┌──
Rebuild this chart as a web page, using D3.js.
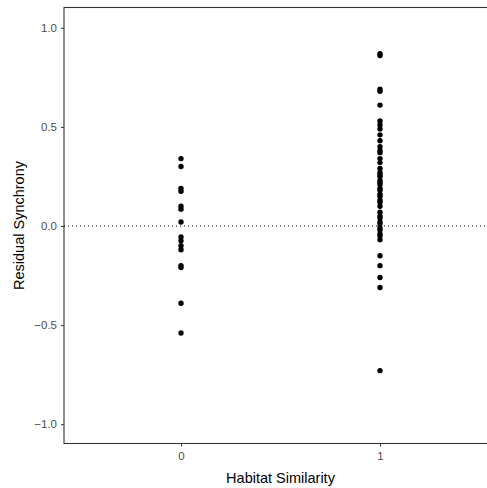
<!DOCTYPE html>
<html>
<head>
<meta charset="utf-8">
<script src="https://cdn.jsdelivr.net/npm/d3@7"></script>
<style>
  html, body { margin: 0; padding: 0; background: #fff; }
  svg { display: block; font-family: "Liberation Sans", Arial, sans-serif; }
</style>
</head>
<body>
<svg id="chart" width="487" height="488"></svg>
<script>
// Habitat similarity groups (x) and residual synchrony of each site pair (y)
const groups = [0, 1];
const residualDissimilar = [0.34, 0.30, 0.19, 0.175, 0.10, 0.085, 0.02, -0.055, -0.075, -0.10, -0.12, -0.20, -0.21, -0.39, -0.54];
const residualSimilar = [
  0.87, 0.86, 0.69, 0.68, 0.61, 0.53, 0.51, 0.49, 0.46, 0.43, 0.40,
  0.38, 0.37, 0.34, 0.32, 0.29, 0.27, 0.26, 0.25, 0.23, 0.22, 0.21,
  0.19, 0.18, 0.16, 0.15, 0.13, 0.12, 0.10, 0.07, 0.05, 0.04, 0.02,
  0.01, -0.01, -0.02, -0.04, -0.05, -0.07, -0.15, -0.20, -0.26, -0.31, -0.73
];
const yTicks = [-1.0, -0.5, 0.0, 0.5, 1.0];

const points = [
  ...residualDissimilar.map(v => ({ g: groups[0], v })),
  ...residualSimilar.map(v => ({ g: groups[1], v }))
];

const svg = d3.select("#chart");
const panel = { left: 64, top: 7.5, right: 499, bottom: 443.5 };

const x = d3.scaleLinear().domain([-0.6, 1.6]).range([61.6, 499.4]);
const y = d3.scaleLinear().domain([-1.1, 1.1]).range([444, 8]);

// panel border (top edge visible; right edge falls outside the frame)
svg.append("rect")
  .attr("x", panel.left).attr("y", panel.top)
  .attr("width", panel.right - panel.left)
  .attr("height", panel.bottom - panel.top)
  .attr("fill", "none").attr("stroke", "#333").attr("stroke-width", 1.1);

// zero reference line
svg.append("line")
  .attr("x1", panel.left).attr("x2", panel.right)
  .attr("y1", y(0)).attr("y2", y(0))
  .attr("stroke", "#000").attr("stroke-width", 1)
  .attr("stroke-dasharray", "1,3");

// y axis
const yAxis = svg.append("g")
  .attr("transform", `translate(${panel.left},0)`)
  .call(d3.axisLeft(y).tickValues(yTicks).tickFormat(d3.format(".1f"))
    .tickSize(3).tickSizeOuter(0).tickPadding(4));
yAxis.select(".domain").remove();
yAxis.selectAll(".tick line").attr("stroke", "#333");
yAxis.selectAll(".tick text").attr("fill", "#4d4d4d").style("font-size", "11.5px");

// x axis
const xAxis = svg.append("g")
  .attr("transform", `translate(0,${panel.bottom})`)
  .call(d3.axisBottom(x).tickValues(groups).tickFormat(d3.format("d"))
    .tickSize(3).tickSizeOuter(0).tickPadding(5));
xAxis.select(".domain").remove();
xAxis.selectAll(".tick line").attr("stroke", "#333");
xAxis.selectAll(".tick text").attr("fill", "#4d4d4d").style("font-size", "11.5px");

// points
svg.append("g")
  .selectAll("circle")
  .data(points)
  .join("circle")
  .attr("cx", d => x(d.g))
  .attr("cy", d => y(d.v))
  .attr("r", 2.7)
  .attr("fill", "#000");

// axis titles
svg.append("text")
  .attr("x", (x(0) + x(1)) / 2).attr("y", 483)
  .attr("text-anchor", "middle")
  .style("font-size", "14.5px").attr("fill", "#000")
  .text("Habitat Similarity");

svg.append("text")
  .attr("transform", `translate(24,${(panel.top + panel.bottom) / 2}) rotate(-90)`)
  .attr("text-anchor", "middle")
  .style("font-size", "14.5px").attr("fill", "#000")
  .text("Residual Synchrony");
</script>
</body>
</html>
└──
**EXERCISE**. Write out the listing above exactly as it stands, pictures excluded.

**CORRECT ANSWER**.
Rebuild this chart as a web page, using D3.js.
<!DOCTYPE html>
<html>
<head>
<meta charset="utf-8">
<script src="https://cdn.jsdelivr.net/npm/d3@7"></script>
<style>
  html, body { margin: 0; padding: 0; background: #fff; }
  svg { display: block; font-family: "Liberation Sans", Arial, sans-serif; }
</style>
</head>
<body>
<svg id="chart" width="487" height="488"></svg>
<script>
// Habitat similarity groups (x) and residual synchrony of each site pair (y)
const groups = [0, 1];
const residualDissimilar = [0.34, 0.30, 0.19, 0.175, 0.10, 0.085, 0.02, -0.055, -0.075, -0.10, -0.12, -0.20, -0.21, -0.39, -0.54];
const residualSimilar = [
  0.87, 0.86, 0.69, 0.68, 0.61, 0.53, 0.51, 0.49, 0.46, 0.43, 0.40,
  0.38, 0.37, 0.34, 0.32, 0.29, 0.27, 0.26, 0.25, 0.23, 0.22, 0.21,
  0.19, 0.18, 0.16, 0.15, 0.13, 0.12, 0.10, 0.07, 0.05, 0.04, 0.02,
  0.01, -0.01, -0.02, -0.04, -0.05, -0.07, -0.15, -0.20, -0.26, -0.31, -0.73
];
const yTicks = [-1.0, -0.5, 0.0, 0.5, 1.0];

const points = [
  ...residualDissimilar.map(v => ({ g: groups[0], v })),
  ...residualSimilar.map(v => ({ g: groups[1], v }))
];

const svg = d3.select("#chart");
const panel = { left: 64, top: 7.5, right: 499, bottom: 443.5 };

const x = d3.scaleLinear().domain([-0.6, 1.6]).range([61.6, 499.4]);
const y = d3.scaleLinear().domain([-1.1, 1.1]).range([444, 8]);

// panel border (top edge visible; right edge falls outside the frame)
svg.append("rect")
  .attr("x", panel.left).attr("y", panel.top)
  .attr("width", panel.right - panel.left)
  .attr("height", panel.bottom - panel.top)
  .attr("fill", "none").attr("stroke", "#333").attr("stroke-width", 1.1);

// zero reference line
svg.append("line")
  .attr("x1", panel.left).attr("x2", panel.right)
  .attr("y1", y(0)).attr("y2", y(0))
  .attr("stroke", "#000").attr("stroke-width", 1)
  .attr("stroke-dasharray", "1,3");

// y axis
const yAxis = svg.append("g")
  .attr("transform", `translate(${panel.left},0)`)
  .call(d3.axisLeft(y).tickValues(yTicks).tickFormat(d3.format(".1f"))
    .tickSize(3).tickSizeOuter(0).tickPadding(4));
yAxis.select(".domain").remove();
yAxis.selectAll(".tick line").attr("stroke", "#333");
yAxis.selectAll(".tick text").attr("fill", "#4d4d4d").style("font-size", "11.5px");

// x axis
const xAxis = svg.append("g")
  .attr("transform", `translate(0,${panel.bottom})`)
  .call(d3.axisBottom(x).tickValues(groups).tickFormat(d3.format("d"))
    .tickSize(3).tickSizeOuter(0).tickPadding(5));
xAxis.select(".domain").remove();
xAxis.selectAll(".tick line").attr("stroke", "#333");
xAxis.selectAll(".tick text").attr("fill", "#4d4d4d").style("font-size", "11.5px");

// points
svg.append("g")
  .selectAll("circle")
  .data(points)
  .join("circle")
  .attr("cx", d => x(d.g))
  .attr("cy", d => y(d.v))
  .attr("r", 2.7)
  .attr("fill", "#000");

// axis titles
svg.append("text")
  .attr("x", (x(0) + x(1)) / 2).attr("y", 483)
  .attr("text-anchor", "middle")
  .style("font-size", "14.5px").attr("fill", "#000")
  .text("Habitat Similarity");

svg.append("text")
  .attr("transform", `translate(24,${(panel.top + panel.bottom) / 2}) rotate(-90)`)
  .attr("text-anchor", "middle")
  .style("font-size", "14.5px").attr("fill", "#000")
  .text("Residual Synchrony");
</script>
</body>
</html>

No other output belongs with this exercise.